Kampala, A Bustling City

by Amizade Global Service-Learning

Our hotel is a nice respite from the chaos that is center city, Kampala. We have ventured into the heart of the city twice now, and even the students admit it is difficult to explain the experience in words only. People are everywhere, vehicles are everywhere (on the road, on the sidewalks, in the shoulders), and there is much to take in. Personally, I will feel much more at home in Karagwe where the most common sounds are those of farm animals… cows, goats, chickens, the lone roaster crying to wake up everyone when the sun rises. But, for now, we are enjoying the toilets, large supply of chips (french fries), and variety of stores available in Urban Africa.

Carly and Sarah arrived in Entebbe around 10pm last Thursday, and have been excited to see all that they can since their arrival. They loved seeing the bustle of Kampala and enjoyed the craft market we visited yesterday. I had to remind them that they would have some time in Dar es Salaam and Zanzibar, and would end their stay in East Africa in Kampala- so there is plenty of time to buy touristy things. The fact that we will all be returning to the States right around Christmas time lends a good excuse for buying African souvenirs for all of our friends and family.

Our newcomers have been anxious to learn the culture and have picked up instantly on some obvious differences from our own culture. Seeing two men holding hands as they walk down the street is a common sight, while public displays of affection between a man and woman are few and far between. Greetings are an essential element of every interaction. Pedestrians do not have the right of way, and must always be attentive and nimble. A dinner scheduled for 7:30pm might get you food by 8:15pm. Once we are settled in Karagwe, Carly and Sarah will easily observe the more subtle aspects of this culture also.
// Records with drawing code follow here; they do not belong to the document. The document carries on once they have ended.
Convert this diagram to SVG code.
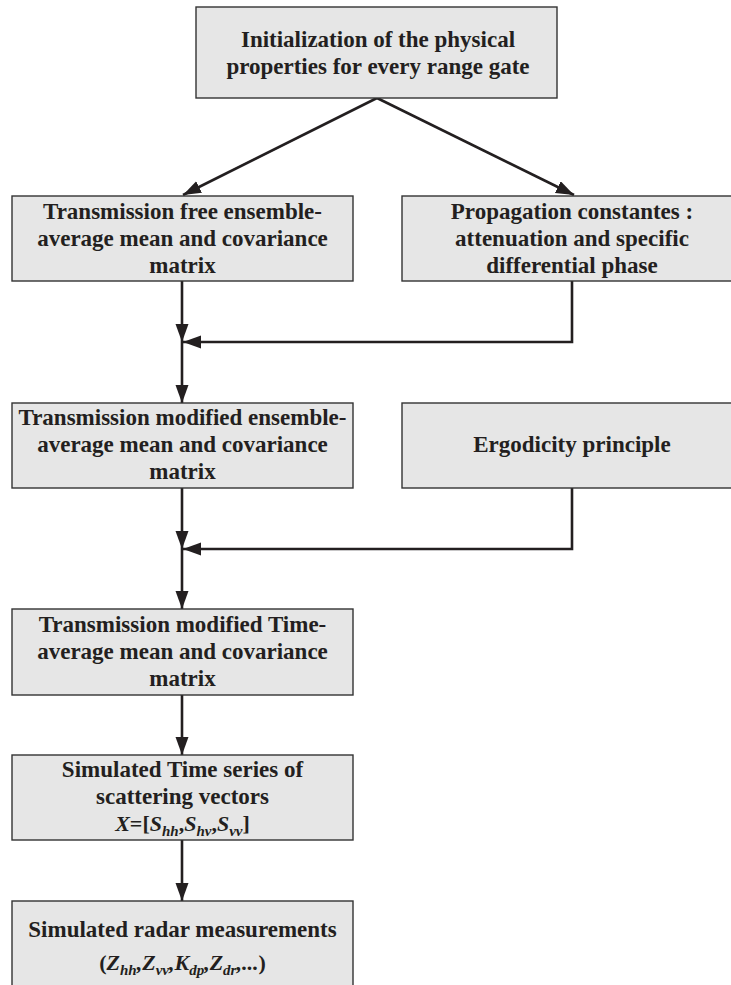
<svg xmlns="http://www.w3.org/2000/svg" width="731" height="985" viewBox="0 0 731 985">
<style>
.box{fill:#e6e6e6;stroke:#333;stroke-width:1.4}
.t{font-family:'Liberation Serif','Tinos','Times New Roman','DejaVu Serif',serif;font-weight:700;font-size:23px;fill:#231f20;text-anchor:middle}
.f{font-size:22px}
.it{font-style:italic}
.c{fill:none;stroke:#231f20;stroke-width:2.6}
</style>
<defs>
<marker id="ah" markerUnits="userSpaceOnUse" markerWidth="20" markerHeight="14" refX="18" refY="6.5" orient="auto">
<path d="M0,0 L18,6.5 L0,13 z" fill="#231f20"/>
</marker>
</defs>
<rect width="731" height="985" fill="#fff"/>
<g id="connectors">
<path class="c" d="M377,98 L183,195" marker-end="url(#ah)"/>
<path class="c" d="M377,98 L574,195" marker-end="url(#ah)"/>
<path class="c" d="M182,281 L182,342" marker-end="url(#ah)"/>
<path class="c" d="M182,342 L182,403" marker-end="url(#ah)"/>
<path class="c" d="M572,281 L572,342 L183,342" marker-end="url(#ah)"/>
<path class="c" d="M182,488 L182,549" marker-end="url(#ah)"/>
<path class="c" d="M182,549 L182,609" marker-end="url(#ah)"/>
<path class="c" d="M572,488 L572,549 L183,549" marker-end="url(#ah)"/>
<path class="c" d="M182,695 L182,755" marker-end="url(#ah)"/>
<path class="c" d="M182,840 L182,901" marker-end="url(#ah)"/>
</g>
<g id="init">
<rect class="box" x="196" y="7" width="361" height="91"/>
<text class="t" x="378" y="47">Initialization of the physical</text>
<text class="t" x="378" y="74">properties for every range gate</text>
</g>
<g id="free">
<rect class="box" x="12" y="196" width="341" height="85"/>
<text class="t" x="182.5" y="219">Transmission free ensemble-</text>
<text class="t" x="182.5" y="246">average mean and covariance</text>
<text class="t" x="182.5" y="273">matrix</text>
</g>
<g id="prop">
<rect class="box" x="402" y="196" width="340" height="85"/>
<text class="t" x="572" y="219">Propagation constantes :</text>
<text class="t" x="572" y="246">attenuation and specific</text>
<text class="t" x="572" y="273">differential phase</text>
</g>
<g id="modens">
<rect class="box" x="12" y="403" width="341" height="85"/>
<text class="t" x="182.5" y="425">Transmission modified ensemble-</text>
<text class="t" x="182.5" y="452">average mean and covariance</text>
<text class="t" x="182.5" y="479">matrix</text>
</g>
<g id="ergo">
<rect class="box" x="402" y="403" width="340" height="85"/>
<text class="t" x="572" y="452">Ergodicity principle</text>
</g>
<g id="modtime">
<rect class="box" x="12" y="609" width="341" height="86"/>
<text class="t" x="182.5" y="632">Transmission modified Time-</text>
<text class="t" x="182.5" y="659">average mean and covariance</text>
<text class="t" x="182.5" y="686">matrix</text>
</g>
<g id="series">
<rect class="box" x="12" y="755" width="341" height="85"/>
<text class="t" x="182.5" y="777">Simulated Time series of</text>
<text class="t" x="182.5" y="804">scattering vectors</text>
<text class="t f" x="182.5" y="831"><tspan class="it">X</tspan>=[<tspan class="it">S</tspan><tspan class="it" font-size="15" dy="5">hh</tspan><tspan dy="-5">,</tspan><tspan class="it">S</tspan><tspan class="it" font-size="15" dy="5">hv</tspan><tspan dy="-5">,</tspan><tspan class="it">S</tspan><tspan class="it" font-size="15" dy="5">vv</tspan><tspan dy="-5">]</tspan></text>
</g>
<g id="radar">
<rect class="box" x="12" y="901" width="341" height="100"/>
<text class="t" x="182.5" y="937">Simulated radar measurements</text>
<text class="t f" x="182.5" y="970">(<tspan class="it">Z</tspan><tspan class="it" font-size="15" dy="5">hh</tspan><tspan class="it" dy="-5">,Z</tspan><tspan class="it" font-size="15" dy="5">vv</tspan><tspan class="it" dy="-5">,K</tspan><tspan class="it" font-size="15" dy="5">dp</tspan><tspan class="it" dy="-5">,Z</tspan><tspan class="it" font-size="15" dy="5">dr</tspan><tspan class="it" dy="-5">,...</tspan>)</text>
</g>
</svg>
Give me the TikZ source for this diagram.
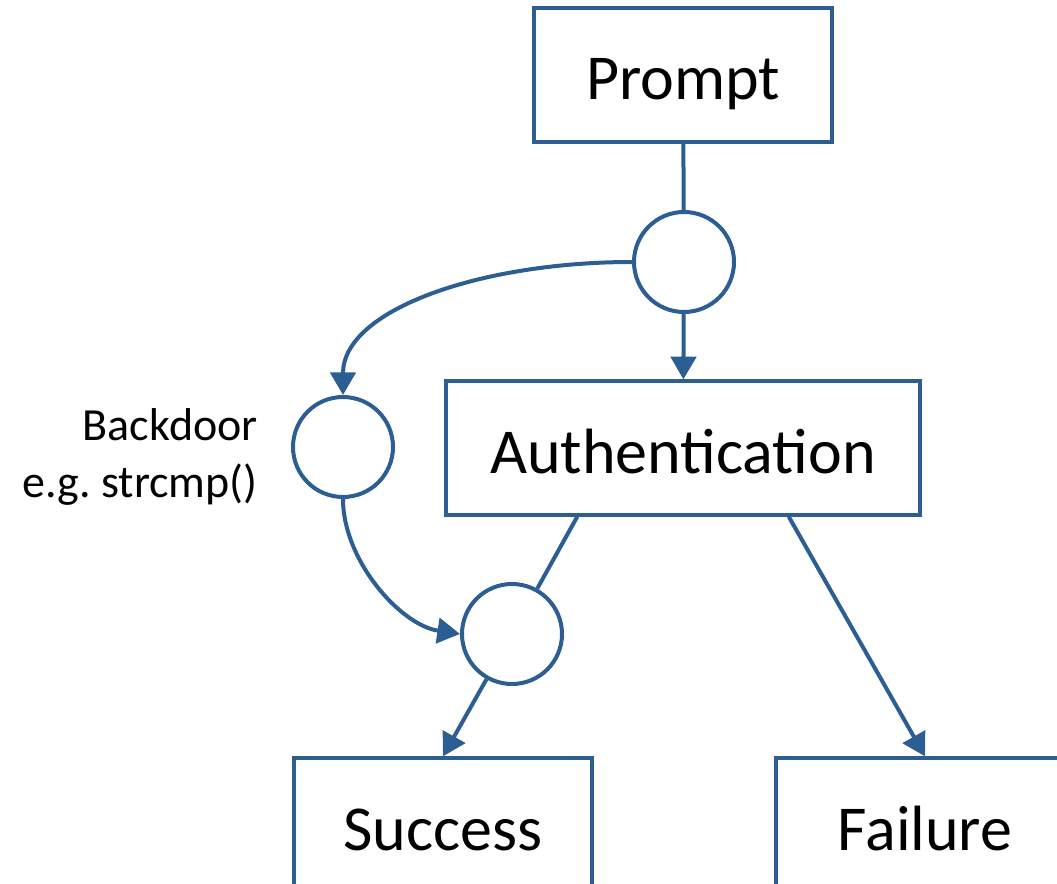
\documentclass[tikz,border=0pt]{standalone}
\usepackage{fontspec}
\setmainfont{Carlito}
\usepackage{xcolor}
\usepackage{tikz}
\usetikzlibrary{arrows.meta}

\definecolor{flowblue}{HTML}{2C5D93}

\tikzset{
	box/.style={draw=flowblue, line width=3pt, fill=white, inner sep=0pt,
		minimum width=223.5pt, minimum height=100pt,
		text height=37.5pt, text depth=0pt, font=\fontsize{48}{58}\selectfont},
	junction/.style={circle, draw=flowblue, line width=3pt, fill=white,
		minimum size=75pt, inner sep=0pt},
	flow/.style={color=flowblue, line width=3pt,
		-{Triangle[length=17pt,width=19pt]}},
}

\begin{document}
\begin{tikzpicture}[x=0.75pt,y=-0.75pt]
		\useasboundingbox (0,0) rectangle (1057,884);
		\clip (0,0) rectangle (1057,884);
		%
		\node[box] (prompt) at (683,75) {Prompt};
		\node[junction] (fork) at (684,262) {};
		\node[box,minimum width=355pt] (auth) at (683,448) {Authentication};
		\node[junction] (bypass) at (343,447) {};
		\node[junction] (merge) at (512,634) {};
		\node[box] (success) at (443,825) {Success};
		\node[box] (failure) at (925,825) {Failure};
		%
		\node[anchor=east,align=right,inner sep=0pt,
			font=\fontsize{34.5}{42.75}\selectfont] (bdnote) at (258,457)
			{Backdoor\\e.g.\ strcmp()};
		%
		\path[flow]
			(prompt) edge[-] (fork)
			(fork) edge (auth)
			(fork.west) edge[controls={(480,262) and (343,310)}] (bypass.north)
			(bypass.south) edge[controls={(343,560) and (400,625)}] (merge.west)
			(auth.213) edge[-] (merge)
			(merge) edge (success.north)
			(auth.327) edge (failure.north);
	\end{tikzpicture}
\end{document}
Today, we have planned to visit the Entebbe Zoo and explore Entebbe a bit before receiving Isabel tonight around 10pm at the airport. Tomorrow, we head back to Tanzania to settle in at Misha Guest House and begin our work. The students will begin their Swahili classes with Mwalimu Rachel and learning about Sustainable Development with me. Until then, we are enjoying our time in Uganda’s capitol.